STORED DATA:
┄┄┄┄┄┄

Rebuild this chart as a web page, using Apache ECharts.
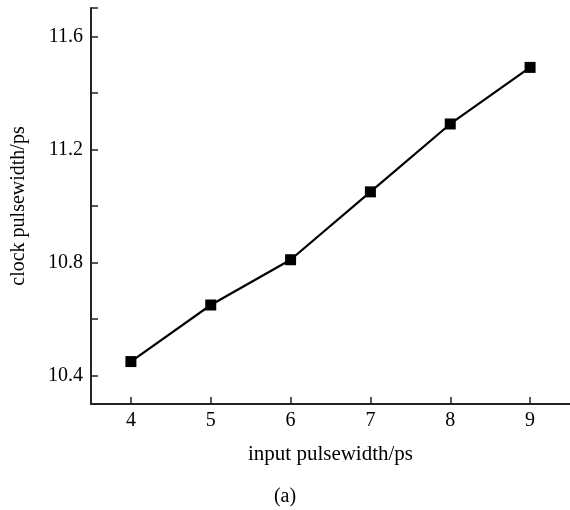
<!DOCTYPE html>
<html>
<head>
<meta charset="utf-8">
<script src="https://cdn.jsdelivr.net/npm/echarts@6/dist/echarts.min.js"></script>
<style>
  html, body { margin: 0; padding: 0; background: #fff; }
  #chart { width: 570px; height: 510px; }
</style>
</head>
<body>
<div id="chart"></div>
<script>
// input pulsewidth vs clock pulsewidth
var inputWidth = [4, 5, 6, 7, 8, 9];
var clockWidth = [10.45, 10.65, 10.81, 11.05, 11.29, 11.49];
var yTicks = [10.4, 10.6, 10.8, 11.0, 11.2, 11.4, 11.6, 11.7];
var yLabels = [10.4, 10.8, 11.2, 11.6];
var xTicks = [4, 5, 6, 7, 8, 9];

var points = [];
for (var i = 0; i < inputWidth.length; i++) {
    points.push([inputWidth[i], clockWidth[i]]);
}

var font = '"Liberation Serif", "DejaVu Serif", serif';
var chart = echarts.init(document.getElementById('chart'));

var option = {
    animation: false,
    backgroundColor: '#fff',
    grid: { left: 91, top: 8, width: 483, height: 396 },
    title: {
        text: '(a)',
        left: 'center',
        top: 482,
        textStyle: { fontFamily: font, fontSize: 20, fontWeight: 'normal', color: '#000' }
    },
    xAxis: {
        type: 'value',
        min: 3.5,
        max: 9.5,
        name: 'input pulsewidth/ps',
        nameLocation: 'middle',
        nameGap: 40,
        nameTextStyle: { fontFamily: font, fontSize: 21, color: '#000' },
        splitLine: { show: false },
        axisLine: { lineStyle: { color: '#222', width: 2 } },
        axisTick: { inside: true, length: 7, customValues: xTicks, lineStyle: { color: '#222', width: 1.5 } },
        axisLabel: { customValues: xTicks, fontFamily: font, fontSize: 20, color: '#000', margin: 7 }
    },
    yAxis: {
        type: 'value',
        min: 10.3,
        max: 11.7,
        name: 'clock pulsewidth/ps',
        nameLocation: 'middle',
        nameGap: 62,
        nameTextStyle: { fontFamily: font, fontSize: 20, color: '#000' },
        splitLine: { show: false },
        axisLine: { lineStyle: { color: '#222', width: 2 } },
        axisTick: { inside: true, length: 7, customValues: yTicks, lineStyle: { color: '#222', width: 1.5 } },
        axisLabel: {
            customValues: yLabels,
            fontFamily: font, fontSize: 20, color: '#000', margin: 8,
            formatter: function (v) { return v.toFixed(1); }
        }
    },
    series: [{
        type: 'line',
        data: points,
        symbol: 'rect',
        symbolSize: 11,
        lineStyle: { color: '#000', width: 2.2 },
        itemStyle: { color: '#000' }
    }]
};

chart.setOption(option);
</script>
</body>
</html>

┄┄┄┄┄┄

TASK DIRECTIONS: Leave out all pictures, then copy the remaining material exactly.

EXERCISE SOLUTION:
Rebuild this chart as a web page, using Apache ECharts.
<!DOCTYPE html>
<html>
<head>
<meta charset="utf-8">
<script src="https://cdn.jsdelivr.net/npm/echarts@6/dist/echarts.min.js"></script>
<style>
  html, body { margin: 0; padding: 0; background: #fff; }
  #chart { width: 570px; height: 510px; }
</style>
</head>
<body>
<div id="chart"></div>
<script>
// input pulsewidth vs clock pulsewidth
var inputWidth = [4, 5, 6, 7, 8, 9];
var clockWidth = [10.45, 10.65, 10.81, 11.05, 11.29, 11.49];
var yTicks = [10.4, 10.6, 10.8, 11.0, 11.2, 11.4, 11.6, 11.7];
var yLabels = [10.4, 10.8, 11.2, 11.6];
var xTicks = [4, 5, 6, 7, 8, 9];

var points = [];
for (var i = 0; i < inputWidth.length; i++) {
    points.push([inputWidth[i], clockWidth[i]]);
}

var font = '"Liberation Serif", "DejaVu Serif", serif';
var chart = echarts.init(document.getElementById('chart'));

var option = {
    animation: false,
    backgroundColor: '#fff',
    grid: { left: 91, top: 8, width: 483, height: 396 },
    title: {
        text: '(a)',
        left: 'center',
        top: 482,
        textStyle: { fontFamily: font, fontSize: 20, fontWeight: 'normal', color: '#000' }
    },
    xAxis: {
        type: 'value',
        min: 3.5,
        max: 9.5,
        name: 'input pulsewidth/ps',
        nameLocation: 'middle',
        nameGap: 40,
        nameTextStyle: { fontFamily: font, fontSize: 21, color: '#000' },
        splitLine: { show: false },
        axisLine: { lineStyle: { color: '#222', width: 2 } },
        axisTick: { inside: true, length: 7, customValues: xTicks, lineStyle: { color: '#222', width: 1.5 } },
        axisLabel: { customValues: xTicks, fontFamily: font, fontSize: 20, color: '#000', margin: 7 }
    },
    yAxis: {
        type: 'value',
        min: 10.3,
        max: 11.7,
        name: 'clock pulsewidth/ps',
        nameLocation: 'middle',
        nameGap: 62,
        nameTextStyle: { fontFamily: font, fontSize: 20, color: '#000' },
        splitLine: { show: false },
        axisLine: { lineStyle: { color: '#222', width: 2 } },
        axisTick: { inside: true, length: 7, customValues: yTicks, lineStyle: { color: '#222', width: 1.5 } },
        axisLabel: {
            customValues: yLabels,
            fontFamily: font, fontSize: 20, color: '#000', margin: 8,
            formatter: function (v) { return v.toFixed(1); }
        }
    },
    series: [{
        type: 'line',
        data: points,
        symbol: 'rect',
        symbolSize: 11,
        lineStyle: { color: '#000', width: 2.2 },
        itemStyle: { color: '#000' }
    }]
};

chart.setOption(option);
</script>
</body>
</html>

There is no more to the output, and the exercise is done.